Towards Empirical Interpretation of Internal Circuits and Properties in Grokked Transformers on Modular Polynomials

TL;DR

The paper extends the mechanistic interpretability of grokking from modular addition to subtraction, multiplication, and polynomials, using small Transformer models and novel Fourier-based metrics. It introduces pre-grokking models and defines Fourier Frequency Density (FFD) and Fourier Coefficient Ratio (FCR) to quantify how internal representations evolve during grokking and to characterize operation-specific Fourier structures. Key findings show that grokking manifests distinctive Fourier patterns for different modular operations, with subtraction showing asymmetry, multiplication engaging a broad frequency base, and polynomials revealing a superposition of representations and the importance of factorization. Transferability of learned representations is limited and highly operation-specific, while carefully designed multi-task mixtures can induce co-grokking and accelerate generalization for certain polynomial ensembles. These results provide empirical steps toward interpreting internal circuits in grokked Transformers and highlight both the potential and limits of extending interpretability analyses beyond modular addition to more complex arithmetic tasks.

Abstract

Grokking has been actively explored to reveal the mystery of delayed generalization and identifying interpretable representations and algorithms inside the grokked models is a suggestive hint to understanding its mechanism. Grokking on modular addition has been known to implement Fourier representation and its calculation circuits with trigonometric identities in Transformers. Considering the periodicity in modular arithmetic, the natural question is to what extent these explanations and interpretations hold for the grokking on other modular operations beyond addition. For a closer look, we first hypothesize that any modular operations can be characterized with distinctive Fourier representation or internal circuits, grokked models obtain common features transferable among similar operations, and mixing datasets with similar operations promotes grokking. Then, we extensively examine them by learning Transformers on complex modular arithmetic tasks, including polynomials. Our Fourier analysis and novel progress measure for modular arithmetic, Fourier Frequency Density and Fourier Coefficient Ratio, characterize distinctive internal representations of grokked models per modular operation; for instance, polynomials often result in the superposition of the Fourier components seen in elementary arithmetic, but clear patterns do not emerge in challenging non-factorizable polynomials. In contrast, our ablation study on the pre-grokked models reveals that the transferability among the models grokked with each operation can be only limited to specific combinations, such as from elementary arithmetic to linear expressions. Moreover, some multi-task mixtures may lead to co-grokking -- where grokking simultaneously happens for all the tasks -- and accelerate generalization, while others may not find optimal solutions. We provide empirical steps towards the interpretability of internal circuits.
Paper Structure (34 sections, 8 equations, 24 figures, 5 tables)

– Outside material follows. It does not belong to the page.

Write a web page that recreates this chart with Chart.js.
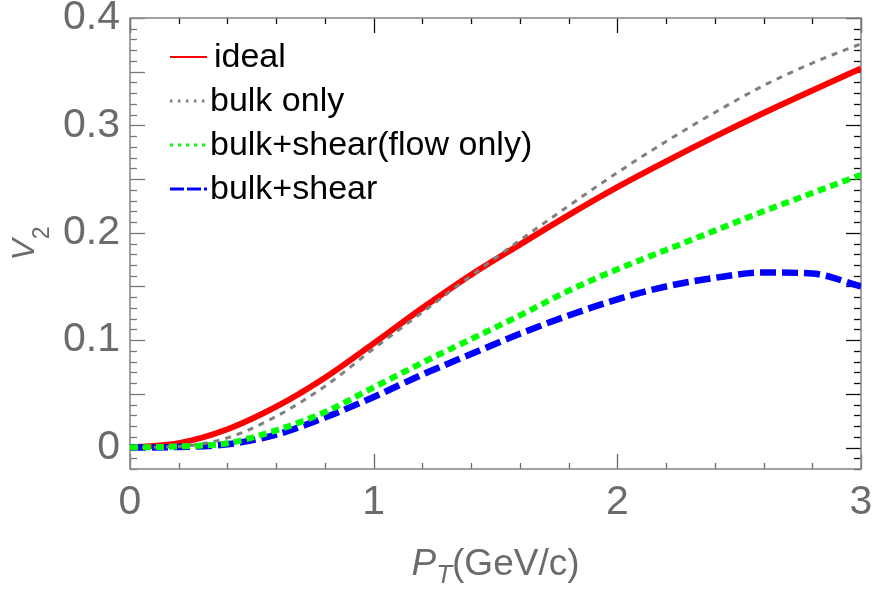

This paper contains 34 sections, 8 equations, 24 figures, 5 tables.

Figures (24)

  • Figure 1: Grokking has been investigated with training from scratch. To shed light on the dynamics inside Transformer, we introduce the notion of pre-grokked models, which are pre-trained on a similar task until grokking and used to replace randomly initialized modules without any parameter updates (i.e. frozen). We use pre-grokked embedding and Transformer in the later section.
  • Figure 2: Test accuracy in modular elementary arithmetic (addition, subtraction, and multiplication) with pre-grokked models (embedding and Transformer). The x-axis is the logarithmic scale. Because of the task simplicity, grokking always occurs in elementary arithmetic. However, in certain combinations, pre-grokked models hinder grokking even with a $r=0.9$ fraction. For pre-grokked embedding, addition and subtraction accelerate grokking each other (fig[0:2, 0:2]), while multiplication and those do not show synergy ($+$: fig[2, 0] and [0, 2], $-$: fig[2, 1] and [1, 2]). In contrast, for pre-grokked Transformer, subtraction is challenging in both directions, even transferring subtraction models into subtraction itself (fig[1, 4]). With small $r$, addition and multiplication accelerate each other (fig[0, 5] and [2, 3]).
  • Figure 3: Frequency analysis in grokking with elementary arithmetic. Subtraction learns similar embedding to addition with sparse Fourier components (fig[0, 0] and fig[1, 0]). However, it imposes an asymmetric neuron-logit map and norm of logits with cosine biases (fig[1, 1] and fig[1, 2]). Multiplication obtains quite a different embedding from others (fig[2, :]); it employs all the frequencies equally with cosine bias for both embedding and neuron-logit map.
  • Figure 4: Test accuracy in modular polynomials (univariate terms: $a^2+b^2$, $a^2\pm b$, $a^3 \pm 2b$, the degree-1 with cross term: $ab+a+b$). Grokking occurs even in quadratic or cubic expressions asymmetric with input $a$ and $b$.
  • Figure 5: Frequency analysis in grokking with modular polynomials ($a^2+b^2$, $a^2-b$, $ab+a+b$). Grokking discovers the superposition of frequency sparsity and bias seen in elementary arithmetic; $a^2-b$ inherits both biased sparsity in subtraction and significant cosine biases in multiplication for embedding (fig[1,0]). Its neuron-logit map leverages addition-like sparsity (fig[1,1]).